Eeek! As I chastised my long-suffering husband for “wiping the crumbs off the granite in the wrong way” I realised I probably need to get back in the real world, get a real job and get a sense of perspective.
It’s not that I don’t work. I do. Not only do I do all the mumsy stuff: to-ing and fro-ing kids to school, swimming, back n’ forth from playdates and parties, I also do all the cleaning, shopping, cooking and even hold down the remnants of a sort of journalistic career.
So far, so average. But what’s tipped me over the edge I fear, is that after 3 years of working by myself, for myself, I’ve hit an impasse – not the first woman to do this by any means, but it’s hit me rather by surprise I must admit.
As my children slowly become embroiled in full time education, I’m left with the ‘freelance career’ that used to fill the gaps in between sporadic childcare, but which now seems an odd dead end. I’m lucky to get enough work to get by but not lucky (talented?!) enough to yet get a proper career from a column or book etc. So I find myself in unchartered waters career-wise. Quite odd for a girl who for the best part of the last 20 years has defined herself by her career – well in my own head at least.

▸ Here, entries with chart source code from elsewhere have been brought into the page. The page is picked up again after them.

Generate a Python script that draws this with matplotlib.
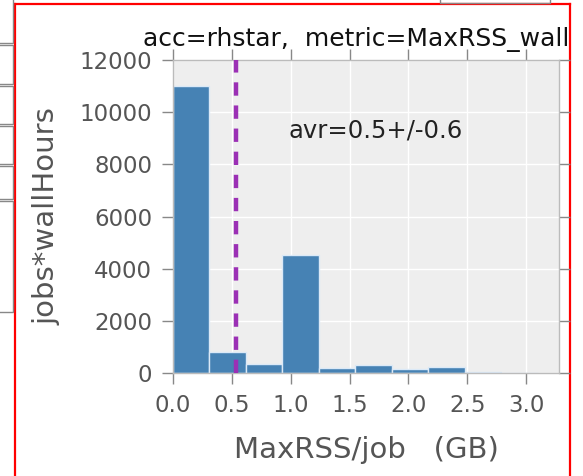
import matplotlib
matplotlib.use("Agg")
import matplotlib.pyplot as plt
from matplotlib.patches import Rectangle
import numpy as np

# Data
bin_edges = [0.0, 0.31, 0.62, 0.93, 1.24, 1.55, 1.86, 2.17, 2.48, 2.79, 3.10]
bin_heights = [11000, 820, 340, 4520, 180, 310, 140, 245, 55, 10]
mean_val = 0.533
title_text = "acc=rhstar,  metric=MaxRSS_wall"
note_text = "avr=0.5+/-0.6"
xticks = [0.0, 0.5, 1.0, 1.5, 2.0, 2.5, 3.0]
yticks = [0, 2000, 4000, 6000, 8000, 10000, 12000]

W, H = 583, 476
fig = plt.figure(figsize=(W / 100, H / 100), dpi=100)

def fx(px):
    return px / W

def fy(py):
    return 1 - py / H

# background frame axes (red border) used for clipping the title
frame = fig.add_axes([fx(15), 0.0, fx(570) - fx(15), fy(4)])
frame.set_xlim(0, 1)
frame.set_ylim(0, 1)
frame.set_xticks([])
frame.set_yticks([])
frame.patch.set_alpha(0)
for s in frame.spines.values():
    s.set_color("#ff0000")
    s.set_linewidth(1.6)
frame.spines["bottom"].set_visible(False)

# leftover boxes on the left edge
for (y0, y1) in [(-5, 43), (45, 84), (86, 124), (126, 164), (166, 199), (201, 312)]:
    r = Rectangle((fx(-20), fy(y1)), fx(33), fy(y0) - fy(y1), transform=fig.transFigure,
                  fill=False, edgecolor="#888888", linewidth=1.0)
    fig.patches.append(r)
r = Rectangle((fx(440), fy(3)), fx(110), fy(-10) - fy(3), transform=fig.transFigure,
              fill=False, edgecolor="#888888", linewidth=1.0)
fig.patches.append(r)

# main axes
ax = fig.add_axes([fx(173), fy(373), fx(559) - fx(173), fy(60) - fy(373)])
ax.set_facecolor("#eeeeee")
ax.set_axisbelow(True)
ax.grid(True, color="white", linewidth=1.0)

lefts = np.array(bin_edges[:-1])
widths = np.diff(bin_edges)
ax.bar(lefts, bin_heights, width=widths, align="edge", color="#4682b4",
       edgecolor="#dbe9f7", linewidth=1.0, zorder=2)
ax.axvline(mean_val, color="#9b30b5", linestyle=(0, (3, 2.2)), linewidth=3.2, zorder=3)

ax.set_xlim(0, 3.28)
ax.set_ylim(0, 12000)
ax.set_xticks(xticks)
ax.set_xticklabels([f"{t:.1f}" for t in xticks])
ax.set_yticks(yticks)
ax.tick_params(direction="out", length=8, width=1, color="#888888", pad=7,
               labelcolor="#555555", labelsize=16.5, top=True, right=True)
for s in ax.spines.values():
    s.set_color("#bbbbbb")
    s.set_linewidth(1.0)

ax.set_xlabel("MaxRSS/job   (GB)", fontsize=21, color="#555555", labelpad=14)
ax.set_ylabel("jobs*wallHours", fontsize=21, color="#555555", labelpad=14)

ax.text(0.98, 9300, note_text, fontsize=17.5, color="#222222", va="center", ha="left")

# title, clipped by the red frame
t = frame.text(fx(143 - 15) / (fx(570) - fx(15)), (fy(40)) / fy(4), title_text,
               fontsize=18, color="#111111", ha="left", va="center",
               transform=frame.transAxes, clip_on=True)

fig.savefig("out.png", dpi=100)
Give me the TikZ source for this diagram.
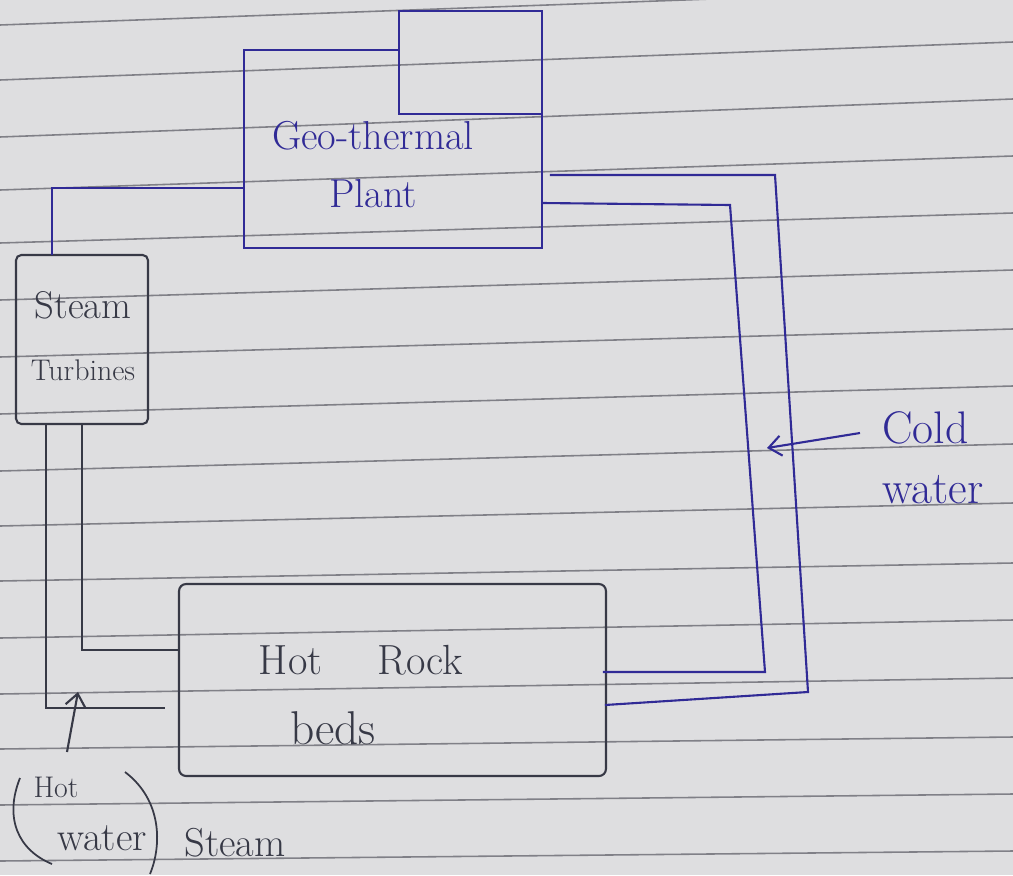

So the psychotic neurotic temperament has slowly grown to the point where the poor old hubs gets short shrift for misplaced crumbs, the cleaning takes on a weird priority and daily meals become a focal point to fixate on conjuring up the perfect family scene.
To worry about or do these things is not in itself an issue of course, but to fixate on them is. The road to bored housewife must surely be paved with lack of fulfilment. Meaningful things to do where you feel valued for who you are in a professional capacity – not as a mum, cleaner, cook or wife – must be key to that.
So here begins the search for the next chapter in my life. Full-time mum, full-ish time worker. Lets’ see what happens. Any tips welcome.